This question is one of many raised by Edward Farley’s Theologia: The Fragmentation and Unity of Theological Education (one I wish I would have read years ago!). Let me give you Farley’s assertion, then the argument that informs it:
[T]heological education has assumed that its unity and subject matter had no relation to the sapiential knowledge which accompanies faith’s concrete existence (piety). The flurry of activity going on these days about ‘formation’ and ‘spirituality’ is no doubt some sort of attempt at the restoration of piety [in theological education] … Because the aim has been to spiritualize the theological school’s life and ethos but not its course of studies, the formation movement perpetuates the inherited separation of piety and intellect. Presupposed here is that spirituality pertains to a realm other than the subject matter and end of studies … Furthermore, formation and spirituality seem to be viewed as to have little to do with faith’s sapiential knowledge (theologia). This may be why it has been so easy to talk about and urge a formation which lacks spirituality’s very essence, namely, discipline. This lack of a cognitive element and the discipline necessary to it may be the reason formation in the present-day sense exports intellect from piety (pp. 160-61).
How does this strike you?
Lying behind Farley’s statement is a rather detailed historical tracking of theological education’s circuitous route from the patristic age to the present. The result: Farley contends that contemporary theological education operates with an overly modern, scientific notion of theology, one that actively separates faith and action, theory and practice, knowledge and spirituality. Against this, theological education (in the academy and the church) should find its unifying centre in what Farley calls theologia, a sapiential (existential, personal) and praxis-oriented understanding of God and the world which predominated before the Enlightenment and the inclusion of “theology” into the German university as a “science” (among other reasons).
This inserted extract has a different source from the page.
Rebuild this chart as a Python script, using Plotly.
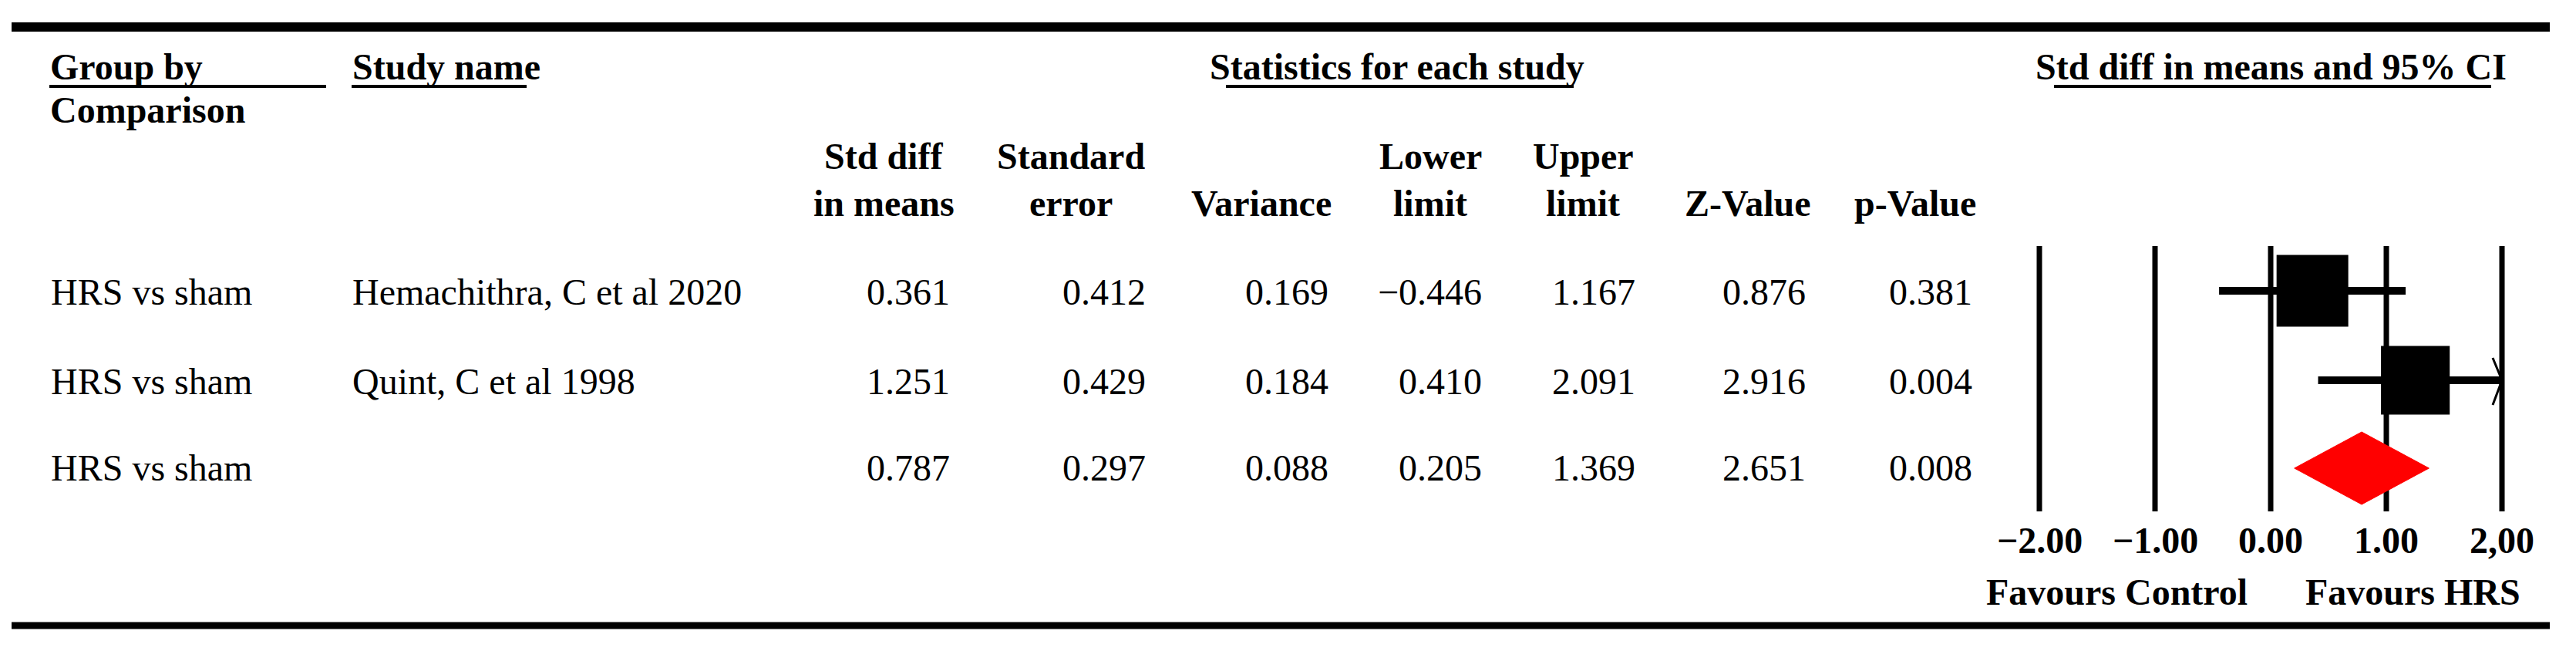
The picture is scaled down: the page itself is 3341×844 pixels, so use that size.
import plotly.graph_objects as go
import math

# ---------------- data ----------------
groups = ["HRS vs sham", "HRS vs sham", "HRS vs sham"]
studies = ["Hemachithra, C et al 2020", "Quint, C et al 1998", ""]
std_diff = [0.361, 1.251, 0.787]
std_err = [0.412, 0.429, 0.297]
variance = [0.169, 0.184, 0.088]
lower = [-0.446, 0.410, 0.205]
upper = [1.167, 2.091, 1.369]
z_value = [0.876, 2.916, 2.651]
p_value = [0.381, 0.004, 0.008]
is_summary = [False, False, True]

col_headers = [("Std diff", "in means"), ("Standard", "error"), ("", "Variance"),
               ("Lower", "limit"), ("Upper", "limit"), ("", "Z-Value"), ("", "p-Value")]
tick_vals = [-2, -1, 0, 1, 2]
tick_text = ["\u22122.00", "\u22121.00", "0.00", "1.00", "2,00"]
axis_min, axis_max = -2.0, 2.0

# ---------------- layout constants ----------------
W, H = 3341, 844
FONT = "Liberation Serif"
FS = 48
row_y = [378, 494, 606]
col_right = [1233, 1487, 1724, 1923, 2122, 2343, 2559]
col_center = [1146, 1389, 1636, 1855, 2053, 2267, 2484]

fig = go.Figure()
annotations = []
shapes = []


def txt(x, y, s, bold=False, anchor="left", xref="x"):
    annotations.append(dict(
        x=x, y=y, xref=xref, yref="y", text=("<b>%s</b>" % s) if bold else s,
        showarrow=False, xanchor=anchor, yanchor="middle", borderpad=0,
        font=dict(family=FONT, size=FS, color="black")))


def hline(x0, x1, y, w, xref="x"):
    shapes.append(dict(type="line", xref=xref, yref="y", x0=x0, x1=x1, y0=y, y1=y,
                       line=dict(color="black", width=w)))


# rules
hline(15, 3307, 35, 12)
hline(15, 3307, 811, 9)

# top headers
txt(64, 86, "Group by", bold=True)
txt(64, 142, "Comparison", bold=True)
txt(456, 86, "Study name", bold=True)
txt(1812, 86, "Statistics for each study", bold=True, anchor="center")
txt(2945, 86, "Std diff in means and 95% CI", bold=True, anchor="center")
hline(64, 423, 112, 4)
hline(456, 683, 112, 4)
hline(1590, 2041, 112, 4)
hline(2664, 3231, 112, 4)

# column headers
for (l1, l2), cx in zip(col_headers, col_center):
    if l1:
        txt(cx, 202, l1, bold=True, anchor="center")
    txt(cx, 263, l2, bold=True, anchor="center")


def fmt(v):
    s = "%.3f" % abs(v)
    return ("\u2212" + s) if v < 0 else s


cols = [std_diff, std_err, variance, lower, upper, z_value, p_value]
for i, y in enumerate(row_y):
    txt(65, y, groups[i])
    if studies[i]:
        txt(456, y, studies[i])
    for c, xr in zip(cols, col_right):
        txt(xr, y, fmt(c[i]), anchor="right")

# forest plot gridlines (vertical)
for tv, tt in zip(tick_vals, tick_text):
    shapes.append(dict(type="line", xref="x2", yref="y", x0=tv, x1=tv, y0=319, y1=663,
                       layer="below", line=dict(color="black", width=7)))
    txt(tv, 700, tt, bold=True, anchor="center", xref="x2")

txt(2745, 767, "Favours Control", bold=True, anchor="center")
txt(3129, 767, "Favours HRS", bold=True, anchor="center")

# study CIs and squares
vmin = min(v for v, s in zip(variance, is_summary) if not s)
for i in range(len(std_diff)):
    if is_summary[i]:
        continue
    y = row_y[i] - 1
    lo = max(lower[i], axis_min)
    hi = min(upper[i], axis_max)
    fig.add_trace(go.Scatter(x=[lo, hi], y=[y, y], mode="lines", xaxis="x2", yaxis="y",
                             line=dict(color="black", width=10), hoverinfo="skip",
                             showlegend=False))
    if upper[i] > axis_max:
        fig.add_trace(go.Scatter(x=[axis_max - 0.08, axis_max, axis_max - 0.08],
                                 y=[y - 29, y, y + 32], mode="lines", xaxis="x2", yaxis="y",
                                 line=dict(color="black", width=3), hoverinfo="skip",
                                 showlegend=False))
    size = 93 * math.sqrt(vmin / variance[i])
    fig.add_trace(go.Scatter(x=[std_diff[i]], y=[y], mode="markers", xaxis="x2", yaxis="y",
                             marker=dict(symbol="square", size=size, color="black",
                                         line=dict(width=0)),
                             hoverinfo="skip", showlegend=False))

# summary diamond
for i in range(len(std_diff)):
    if not is_summary[i]:
        continue
    y = row_y[i] + 1
    hh = 47
    fig.add_trace(go.Scatter(x=[lower[i], std_diff[i], upper[i], std_diff[i], lower[i]],
                             y=[y, y - hh, y, y + hh, y], mode="lines", fill="toself",
                             fillcolor="#ff0000", line=dict(color="#ff0000", width=1),
                             xaxis="x2", yaxis="y", hoverinfo="skip", showlegend=False))

x2_range = [-2.5, 2.5]
px_per_unit = 150
zero_px = 2945
d0 = (zero_px + x2_range[0] * px_per_unit) / W
d1 = (zero_px + x2_range[1] * px_per_unit) / W

fig.update_layout(
    width=W, height=H, margin=dict(l=0, r=0, t=0, b=0),
    paper_bgcolor="white", plot_bgcolor="white",
    xaxis=dict(range=[0, W], domain=[0, 1], visible=False, fixedrange=True),
    xaxis2=dict(range=x2_range, domain=[d0, d1], anchor="y", visible=False, fixedrange=True),
    yaxis=dict(range=[H, 0], domain=[0, 1], visible=False, fixedrange=True),
    annotations=annotations, shapes=shapes, showlegend=False,
)

fig.write_html("out.html", config={"displayModeBar": False},
               post_script="document.body.style.margin='0px';document.body.style.overflow='hidden';")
Theology is less a “science” in the modern sense, and more “an act of practical knowledge having the primary character of wisdom” (p. 81). This retrieval works to hold together theory/practice, faith/obedience, knowledge/spirituality.When theological study ceased being an end in itself by which those who studied it were transformed by grace, the
“study of theology” became a means toward other ends (in its earliest cases the training of professional ministers) and with it came a theory/practice divide.
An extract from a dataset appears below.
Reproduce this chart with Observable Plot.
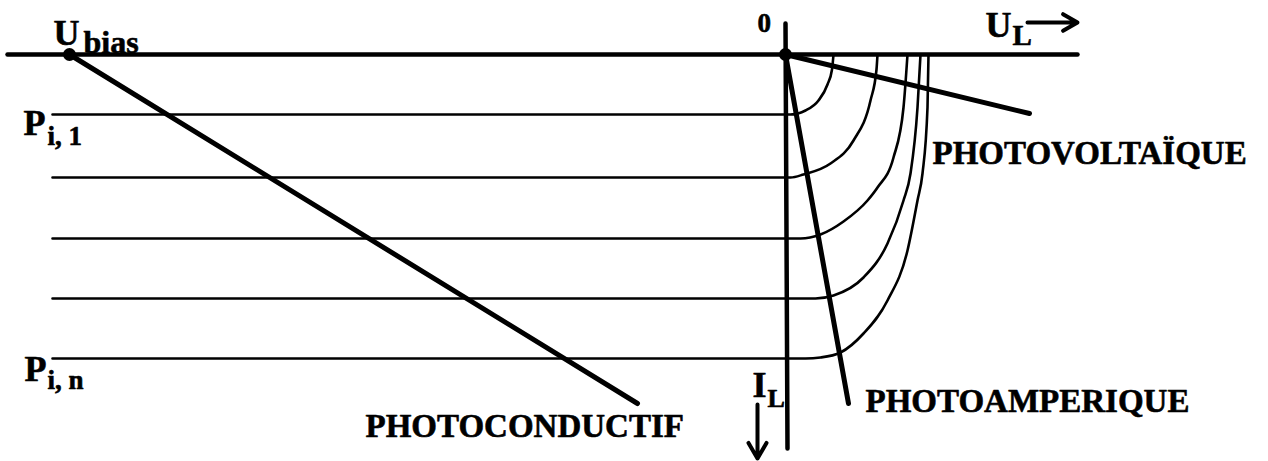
<!DOCTYPE html>
<html><head><meta charset="utf-8">
<script src="https://cdn.jsdelivr.net/npm/d3@7"></script>
<script src="https://cdn.jsdelivr.net/npm/@observablehq/plot@0.6"></script>
<style>html,body{margin:0;padding:0;background:#fff;overflow:hidden} svg{display:block}</style>
</head><body><div id="chart"></div>
<script>
// Axes extents (U_L horizontal, I_L downward)
const uAxisExtent = [[-778, 0], [292, 0]];
const iAxisExtent = [[0, -31], [2, 394]];

// I-V characteristics for illumination levels P_i,1 ... P_i,n  [U_L, I_L]
const curveP1 = [[-733,60],[5,60],[20,56],[33,46],[42,30],[46.5,15],[48,0]];
const curveP2 = [[-733,123],[5,123],[18,120],[45,109],[68,86],[85,46],[91,15],[92,0]];
const curveP3 = [[-733,184],[15,184],[35,180],[58,167],[82,146],[92,133],[108,103],[118,53],[122,0]];
const curveP4 = [[-733,244],[30,244],[48,241],[78,223],[102,189],[118,146],[125,119],[132,53],[135,0]];
const curveP5 = [[-733,304],[20,304],[35,303],[55,298],[78,279],[102,246],[122,196],[132,146],[137,119],[142,53],[143,0]];
const curves = [curveP1, curveP2, curveP3, curveP4, curveP5];

// Load lines
const photoconductif = [[-716,0],[-148,349]];
const photoamperique = [[0,0],[63,349]];
const photovoltaique = [[0,0],[244,59]];

// Operating points
const biasPoints = [[-716,0],[0,0]];

const modeLabels = ["PHOTOCONDUCTIF", "PHOTOAMPERIQUE", "PHOTOVOLTAÏQUE"];

const font = "'Liberation Serif', 'Times New Roman', serif";
const T = (x, y, text, size) => Plot.text([{x, y, text}], {
  x: "x", y: "y", text: "text", fontSize: size, fontWeight: "bold",
  fontFamily: font, textAnchor: "start", lineAnchor: "middle", fill: "black",
  stroke: "black", strokeWidth: 0.6
});

const marks = [
  Plot.line(uAxisExtent, {x: d => d[0], y: d => d[1], stroke: "black", strokeWidth: 4.5}),
  Plot.line(iAxisExtent, {x: d => d[0], y: d => d[1], stroke: "black", strokeWidth: 4.5}),
  ...curves.map(c => Plot.line(c, {x: d => d[0], y: d => d[1], stroke: "black", strokeWidth: 2.6, curve: "monotone-x"})),
  Plot.line(photoconductif, {x: d => d[0], y: d => d[1], stroke: "black", strokeWidth: 5, strokeLinecap: "round"}),
  Plot.line(photoamperique, {x: d => d[0], y: d => d[1], stroke: "black", strokeWidth: 5, strokeLinecap: "round"}),
  Plot.line(photovoltaique, {x: d => d[0], y: d => d[1], stroke: "black", strokeWidth: 5, strokeLinecap: "round"}),
  Plot.dot(biasPoints, {x: d => d[0], y: d => d[1], r: 6.5, fill: "black", stroke: "none"}),
  Plot.arrow([{x1: 242, y1: -32, x2: 292, y2: -32}], {x1: "x1", y1: "y1", x2: "x2", y2: "y2", stroke: "black", strokeWidth: 4, headLength: 20, headAngle: 60}),
  Plot.arrow([{x1: -28, y1: 350, x2: -28, y2: 404}], {x1: "x1", y1: "y1", x2: "x2", y2: "y2", stroke: "black", strokeWidth: 4, headLength: 20, headAngle: 60}),
  T(-732, -21.5, "U", 36),
  T(-702, -11.5, "bias", 32),
  T(-28, -31.5, "0", 27),
  T(200, -29.5, "U", 36),
  T(227, -19, "L", 29),
  T(-762, 68.5, "P", 36),
  T(-738, 82, "i, 1", 27),
  T(-761, 314.5, "P", 36),
  T(-738, 325.5, "i, n", 27),
  T(-33, 331, "I", 36),
  T(-18, 344.5, "L", 26),
  T(147, 99, modeLabels[2], 33),
  T(80, 347, modeLabels[1], 33),
  T(-420, 372, modeLabels[0], 33)
];

const chart = Plot.plot({
  width: 1268, height: 461,
  margin: 0,
  x: {domain: [-785, 483], range: [0, 1268], axis: null},
  y: {domain: [-54, 407], range: [0, 461], axis: null},
  style: {background: "white"},
  marks
});
document.getElementById("chart").append(chart);
</script>
</body></html>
The separation of knowledge and spirituality also attended this shift. To make up for the inadequate relationship between them, in the present day some seminaries and Christian universities attempt to infuse the entire education process with an emphasis on spiritual formation rather than change its basic view of theology to incorporate the sapiential wisdom that had long-characterized it before the Enlightenment.
Does this ring true to anyone? If so, where do we go from here?